L’agence officielle Sana a indiqué que plus de 3500 personnes avaient quitté lundi ce secteur de la ville et qu’ils avaient été 8000 à le faire la veille.
«Il y a de sérieuses inquiétudes pour les civils restés dans les quartiers tenus par la rébellion, qui seraient plusieurs milliers», a indiqué le directeur de l’OSDH, M. Abdel Rahmane.
Le conflit en Syrie, déclenché en 2011 par la répression sanglante de manifestations pro-démocratie pacifiques, s’est transformé en une guerre complexe impliquant une multitude d’acteurs syriens et étrangers.
D’après l’OSDH, le groupe Etat islamique (EI) a exécuté lundi huit combattants pro-régime à Palmyre, une ville du centre du pays que les jihadistes ont reprise dimanche neuf mois après en avoir été chassés par l’armée syrienne et son allié russe.
Selon la même source, les jihadistes avançaient lundi au sud et à l’ouest de la ville et menaient des combats violents contre l’armée syrienne près de la ville d’Al-Qaryataïne alors que les avions russes poursuivaient leurs frappes aériennes contre eux.

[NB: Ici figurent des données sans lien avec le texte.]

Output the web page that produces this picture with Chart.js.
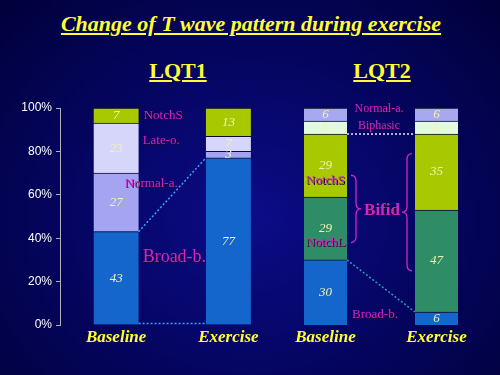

La semaine dernière, les jihadistes avaient lancé une offensive dans le désert de la province centrale de Homs, capturant des champs pétroliers et des positions gouvernementales.
L’EI avait pris en mai 2015 le contrôle de la ville classée au patrimoine mondial de l’Humanité, où il avait détruit ou endommagé une partie des ruines antiques, avant d’en être chassé en mars dernier.
«Situation dramatique»
En cinq ans, la guerre en Syrie a fait plus de 300 000 morts et déplacé plus de la moitié de la population.
L’offensive du régime à Alep depuis la mi-novembre a tué plus de 415 civils selon l’OSDH, tandis que 130 civils ont été tués par des tirs rebelles sur les quartiers ouest.
«Je n’ai jamais vu une situation aussi dramatique que celle que vivent les enfants d’Alep», confiait dimanche Radoslaw Rzehak, chef du bureau du Fond des Nations unies pour l’enfance (Unicef) dans la cité dévastée.
Les efforts diplomatiques pour mettre fin à ce conflit dévastateur n’ont jamais porté leurs fruits.
La semaine dernière, la Russie affirmait que des négociations étaient en cours avec des responsables américains pour imposer un cessez-le-feu à Alep et obtenir le retrait des forces rebelles.
Mais aucune annonce concrète n’a encore eu lieu et la perte attendue d’Alep-Est est «politiquement très importante» car elle va «briser l’opposition armée», estimait Yezid Sayigh, expert au Centre Carnegie Moyen-Orient.
Parallèlement, «l’idée que le régime puisse être renversé militairement est (maintenant) définitivement abandonnée», selon lui.